Monday, December 28, 2015

Interview Today

I hope you're having a very nice holiday, and sorry if you are having to work today. I have an interview with High Country News, which is sort of the magazine of the Rocky Mountain region.

I used to live there, of course, when I lived in Boulder Colorado for eight years. What an amazing town. It was like a sci fi landscape, that Front Range seemingly stretching into infinity from the side of the Flatiron mountain that's part of of Chautauqua park.

If you look at maps of social mobility in the states, you'll see that this region, from the North to the South, is where the greatest mobility is. It's funny. It's like what Wordsworth says about being in the mountains in Cumberland, that they inspire some kind of equality between people.
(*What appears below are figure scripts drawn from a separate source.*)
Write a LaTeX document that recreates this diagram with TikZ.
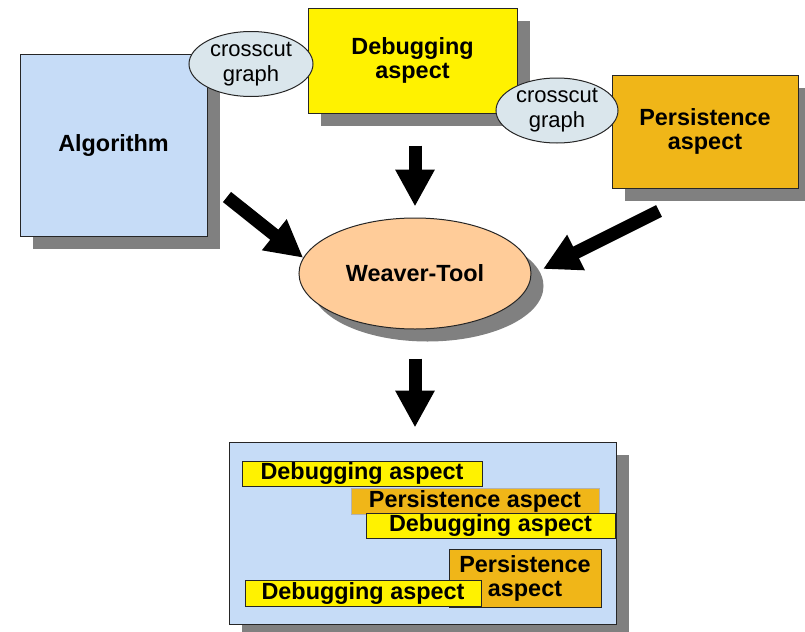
\documentclass[tikz,border=0pt]{standalone}
\usepackage{fontspec}
\setmainfont{Liberation Sans}
\usetikzlibrary{arrows.meta,shapes.geometric,shadows}
\definecolor{algblue}{RGB}{198,220,247}
\definecolor{cutgray}{RGB}{218,230,236}
\definecolor{persorange}{RGB}{240,182,24}
\definecolor{weavepeach}{RGB}{255,204,153}
\definecolor{shadowgray}{RGB}{128,128,128}

\begin{document}
\begin{tikzpicture}[x=0.5pt,y=-0.5pt,line cap=butt,
  font=\fontsize{11.7}{12}\selectfont\bfseries,
  box/.style={draw=black!85,line width=0.5pt,inner sep=0pt,align=center,
    drop shadow={shadow xshift=6.25pt,shadow yshift=-6.25pt,fill=shadowgray,opacity=1}},
  cut/.style={ellipse,draw=black!85,fill=cutgray,line width=0.5pt,inner sep=0pt,align=center,
    font=\fontsize{11}{12.5}\selectfont\mdseries},
  tag/.style={draw=black!85,line width=0.5pt,inner sep=0pt,align=center},
  bigarrow/.style={line width=6.5pt,-{Triangle[length=18.5pt,width=18.5pt]}}]
\useasboundingbox (0,0) rectangle (805,632);
% inputs
\node[box,fill=algblue,minimum width=93.5pt,minimum height=91pt] (algo) at (113.5,145) {Algorithm};
\node[box,fill=yellow,minimum width=104.5pt,minimum height=52.5pt] (dbg) at (412.5,60.5) {Debugging\\aspect};
\node[box,fill=persorange,minimum width=93pt,minimum height=56.5pt] (pers) at (705,131.5) {Persistence\\aspect};
\node[cut,minimum width=62pt,minimum height=32.5pt] (cut1) at (251,64) {crosscut\\graph};
\node[cut,minimum width=61pt,minimum height=32.5pt] (cut2) at (557,110.5) {crosscut\\graph};
% weaver
\node[box,ellipse,fill=weavepeach,minimum width=116pt,minimum height=55.5pt] (weaver) at (415,273.5) {Weaver-Tool};
% woven result
\node[box,fill=algblue,minimum width=193.5pt,minimum height=91pt] (result) at (422.5,533) {};
\node[tag,fill=yellow,minimum width=120pt,minimum height=12.5pt] (dbg1) at (362,473.5) {Debugging aspect};
\node[tag,draw=black!30,fill=persorange,minimum width=124pt,minimum height=13pt] (pers1) at (475,501) {Persistence aspect};
\node[tag,fill=yellow,minimum width=124.5pt,minimum height=12.5pt] (dbg2) at (490.5,525.5) {Debugging aspect};
\node[tag,fill=persorange,minimum width=76pt,minimum height=29pt] (pers2) at (525,578) {Persistence\\aspect};
\node[tag,fill=yellow,minimum width=118pt,minimum height=13pt] (dbg3) at (363,593) {Debugging aspect};
% arrows
\coordinate (algtail) at (227,197);
\coordinate (perstail) at (659,211);
\coordinate (perstip) at (543,269);
\draw[bigarrow] (algtail) -- (weaver.172);
\draw[bigarrow] (perstail) -- (perstip);
\draw[bigarrow,shorten <=16pt,shorten >=5.5pt] (dbg.south -| weaver.north) -- (weaver.north);
\draw[bigarrow,shorten <=14.5pt,shorten >=7pt] (weaver.south) -- (weaver.south |- result.north);
\end{tikzpicture}
\end{document}
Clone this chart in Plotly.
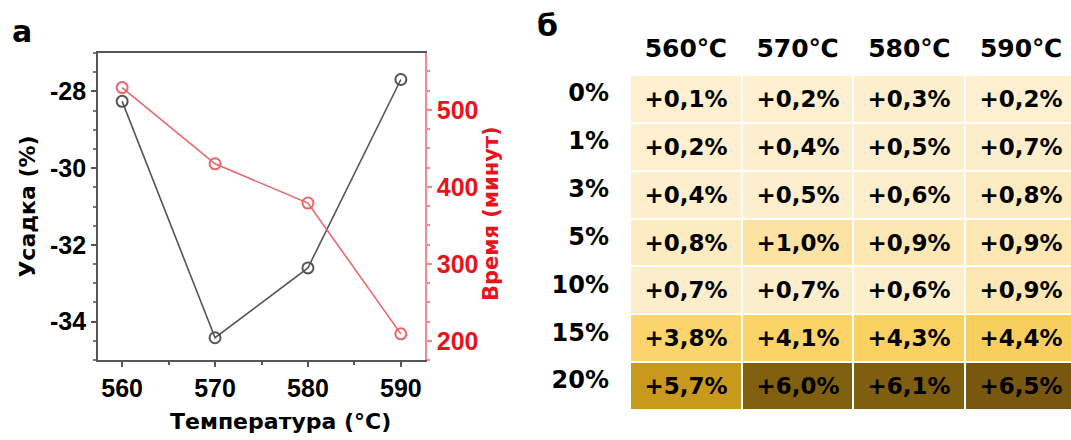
import plotly.graph_objects as go

# ---------------- data ----------------
temps = [560, 570, 580, 590]
shrinkage = [-28.26, -34.42, -32.6, -27.69]
time_min = [529, 430, 379, 209]

shrink_ticks = [-28, -30, -32, -34]
time_ticks = [200, 300, 400, 500]

additives = ["0%", "1%", "3%", "5%", "10%", "15%", "20%"]
temp_labels = ["560℃", "570℃", "580℃", "590℃"]
values = [
    [0.1, 0.2, 0.3, 0.2],
    [0.2, 0.4, 0.5, 0.7],
    [0.4, 0.5, 0.6, 0.8],
    [0.8, 1.0, 0.9, 0.9],
    [0.7, 0.7, 0.6, 0.9],
    [3.8, 4.1, 4.3, 4.4],
    [5.7, 6.0, 6.1, 6.5],
]

W, H = 1071, 440
FONT = "DejaVu Sans"
AFONT = "Liberation Sans"

def xd(a, b):
    return [a / W, min(b / W, 1.0)]

def yd(top, bottom):
    return [1 - bottom / H, 1 - top / H]

fig = go.Figure()

# ---------------- panel a ----------------
fig.add_trace(go.Scatter(
    x=temps, y=shrinkage, mode="lines+markers",
    line=dict(color="#555555", width=1.6),
    marker=dict(symbol="circle-open", size=11, color="#555555", line=dict(width=2)),
    xaxis="x", yaxis="y", showlegend=False))
fig.add_trace(go.Scatter(
    x=temps, y=time_min, mode="lines+markers",
    line=dict(color="#e8676b", width=1.6),
    marker=dict(symbol="circle-open", size=11, color="#e8676b", line=dict(width=2)),
    xaxis="x", yaxis="y2", showlegend=False))

# ---------------- panel б ----------------
text = [["+" + f"{v:.1f}".replace(".", ",") + "%" for v in row] for row in values]
colorscale = [
    [0.0, "#fdefd0"],
    [0.10, "#fdeecb"],
    [0.14, "#fde3a3"],
    [0.55, "#fbd670"],
    [0.66, "#fbd261"],
    [0.875, "#c8991d"],
    [0.92, "#80600f"],
    [1.0, "#785810"],
]
fig.add_trace(go.Heatmap(
    z=values, x=temp_labels, y=additives, text=text,
    texttemplate="%{text}",
    textfont=dict(family=FONT, size=23, color="black", weight="bold"),
    colorscale=colorscale, zmin=0.1, zmax=6.5, showscale=False,
    xgap=2, ygap=2, hoverinfo="skip",
    xaxis="x3", yaxis="y3"))

fig.update_layout(
    width=W, height=H,
    margin=dict(l=0, r=0, t=0, b=0),
    paper_bgcolor="white", plot_bgcolor="white",
    font=dict(family=AFONT, color="black"),
    xaxis=dict(
        domain=xd(98, 425), range=[557.4, 592.6],
        tickvals=temps, ticks="outside", ticklen=5, tickwidth=1.5, tickcolor="#555555",
        minor=dict(dtick=5, tick0=560, ticks="outside", ticklen=3, tickcolor="#555555"),
        showline=True, linecolor="#555555", linewidth=1.6, mirror=True,
        showgrid=False, zeroline=False,
        tickfont=dict(family=AFONT, size=25, weight="bold", color="black"),
        anchor="y",
    ),
    yaxis=dict(
        domain=yd(53, 360), range=[-35, -27],
        tickvals=shrink_ticks, ticktext=[str(v) for v in shrink_ticks],
        ticks="outside", ticklen=5, tickwidth=1.5, tickcolor="#555555",
        minor=dict(dtick=0.5, tick0=-27, ticks="outside", ticklen=3, tickcolor="#777777"),
        showline=True, linecolor="#555555", linewidth=1.6,
        showgrid=False, zeroline=False,
        tickfont=dict(family=AFONT, size=25, weight="bold", color="black"),
        title=dict(text="Усадка (%)", standoff=8,
                   font=dict(family=FONT, size=22, weight="bold", color="black")),
        anchor="x",
    ),
    yaxis2=dict(
        overlaying="y", side="right", anchor="x", range=[175, 574],
        tickvals=time_ticks, ticks="outside", ticklen=5, tickwidth=1.5,
        tickcolor="#f08a8c",
        minor=dict(dtick=25, tick0=200, ticks="outside", ticklen=3, tickcolor="#f08a8c"),
        showline=True, linecolor="#f08a8c", linewidth=1.6,
        showgrid=False, zeroline=False,
        tickfont=dict(family=AFONT, size=25, weight="bold", color="#e8141c"),
    ),
    xaxis3=dict(
        domain=xd(630, 1077), range=[-0.5, 3.5 - 6 / 112], side="top",
        showgrid=False, zeroline=False, showline=False, ticks="",
        ticklabelstandoff=12,
        tickfont=dict(family=FONT, size=25, weight="bold", color="black"),
        anchor="y3",
    ),
    yaxis3=dict(
        domain=yd(75, 410), autorange="reversed",
        showgrid=False, zeroline=False, showline=False, ticks="",
        ticklabelstandoff=20, ticklabelshift=6,
        tickfont=dict(family=FONT, size=24, weight="bold", color="black"),
        anchor="x3",
    ),
    annotations=[
        dict(text="а", x=10 / W, y=1 - 12 / H, xref="paper", yref="paper",
             xanchor="left", yanchor="top", showarrow=False,
             font=dict(family=FONT, size=30, weight="bold", color="black")),
        dict(text="б", x=535 / W, y=1 - 6 / H, xref="paper", yref="paper",
             xanchor="left", yanchor="top", showarrow=False,
             font=dict(family=FONT, size=30, weight="bold", color="black")),
        dict(text="Температура (°C)", x=280 / W, y=1 - 421 / H, xref="paper", yref="paper",
             xanchor="center", yanchor="middle", showarrow=False,
             font=dict(family=FONT, size=22, weight="bold", color="black")),
        dict(text="Время (минут)", x=491 / W, y=1 - 214 / H, xref="paper", yref="paper",
             xanchor="center", yanchor="middle", showarrow=False, textangle=-90,
             font=dict(family=FONT, size=21, weight="bold", color="#e8141c")),
    ],
)

fig.write_html("out.html")
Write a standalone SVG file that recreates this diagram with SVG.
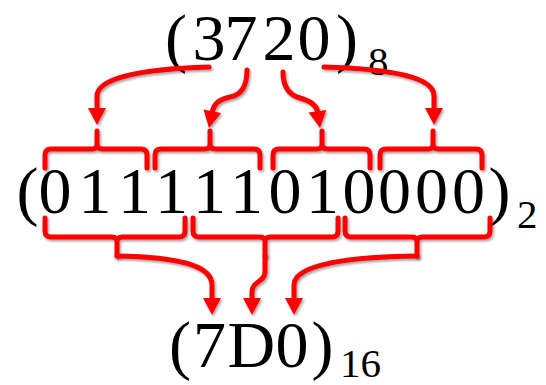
<svg xmlns="http://www.w3.org/2000/svg" width="546" height="385" viewBox="0 0 546 385">
<style>
.t{font-family:"Liberation Serif","Times New Roman",serif;fill:#000}
.main{font-size:66px}
.sub{font-size:41px}
.ln{fill:none;stroke:#ff0000;stroke-width:5;stroke-linecap:round;stroke-linejoin:round}
.hd{fill:#ff0000}
</style>
<defs>
<filter id="sh" x="-10%" y="-10%" width="120%" height="130%">
<feDropShadow dx="1.5" dy="2" stdDeviation="1.3" flood-color="#000" flood-opacity="0.35"/>
</filter>
</defs>
<rect width="546" height="385" fill="#fff"/>
<g id="node-octal">
<text class="t main" x="165 192.5 224.5 262.5 297.5 336" y="60">(3720)</text>
<text class="t sub" x="368" y="75">8</text>
</g>
<g id="node-binary">
<text class="t main" x="16.5 38.5 78.5 118 155 193 230 268.5 306 342.5 378 415 452 488.5" y="213">(011111010000)</text>
<text class="t sub" x="517" y="228">2</text>
</g>
<g id="node-hex">
<text class="t main" x="169 193 227.6 275.5 311.5" y="367">(7D0)</text>
<text class="t sub" x="340" y="377">16</text>
</g>
<g id="braces" filter="url(#sh)">
<path class="ln" d="M45,168 L45,155 Q45,149 51,149 L92,149 Q97,149 97,144 L97,131 M97,144 Q97,149 102,149 L141,149 Q147,149 147,155 L147,168"/>
<path class="ln" d="M155,168 L155,155 Q155,149 161,149 L205,149 Q210,149 210,144 L210,131 M210,144 Q210,149 215,149 L254,149 Q260,149 260,155 L260,168"/>
<path class="ln" d="M273,168 L273,155 Q273,149 279,149 L317,149 Q322,149 322,144 L322,131 M322,144 Q322,149 327,149 L364,149 Q370,149 370,155 L370,168"/>
<path class="ln" d="M380,168 L380,155 Q380,149 386,149 L428,149 Q433,149 433,144 L433,131 M433,144 Q433,149 438,149 L476,149 Q482,149 482,155 L482,168"/>
<path class="ln" d="M45,218 L45,231 Q45,237 51,237 L112,237 Q117,237 117,242 L117,256 M117,242 Q117,237 122,237 L179,237 Q185,237 185,231 L185,218"/>
<path class="ln" d="M193,218 L193,231 Q193,237 199,237 L260,237 Q265,237 265,242 L265,256 M265,242 Q265,237 270,237 L332,237 Q338,237 338,231 L338,218"/>
<path class="ln" d="M345,218 L345,231 Q345,237 351,237 L412,237 Q417,237 417,242 L417,256 M417,242 Q417,237 422,237 L484,237 Q490,237 490,231 L490,218"/>
</g>
<g id="connectors" filter="url(#sh)">
<path class="ln" d="M209,67 C140,69 97,78 97,96 L97,109"/>
<polygon class="hd" points="88,108 106,108 97,125"/>
<path class="ln" d="M247,70 C247,86 242,95 230,97 C219,99 214,104 212.5,111"/>
<polygon class="hd" points="209,128 203.5,109.5 221.1,113.1"/>
<path class="ln" d="M283,72 C283,87 289,95 300,98 C311,101 316,105 317.5,111"/>
<polygon class="hd" points="320,128 308.6,112.5 326.4,109.9"/>
<path class="ln" d="M324,67 C395,69 434,78 434,96 L434,109"/>
<polygon class="hd" points="425,108 443,108 434,125"/>
<path class="ln" d="M117,256 C180,257 212,266 212,285 L212,299"/>
<polygon class="hd" points="203,298 221,298 212,315"/>
<path class="ln" d="M265,256 L265,272 C265,282 252,281 252,292 L252,299"/>
<polygon class="hd" points="243,298 261,298 252,315"/>
<path class="ln" d="M417,256 C340,257 294,266 294,285 L294,299"/>
<polygon class="hd" points="285,298 303,298 294,315"/>
</g>
</svg>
I've thought about this a bit. I think the physical exertion of moving up and down at that altitude (3000m) puts people back in their body, and when you encounter someone struggling up or down, your first thought is not how different you are from them, but how you are both in this physical realm. A realm of great obstacles and incredible aesthetic experiences. Maybe Eliot's character was right: “In the mountains, there you feel free.” It's a cliche but there is something in it.

At first I felt like Mr. Clean from Apocalypse Now: I'd grown up in south London and “the light and space of [the Rockies/Vietnam] really put the zap on [my/his] head.” The light is so strong up there you feel like you can see around objects.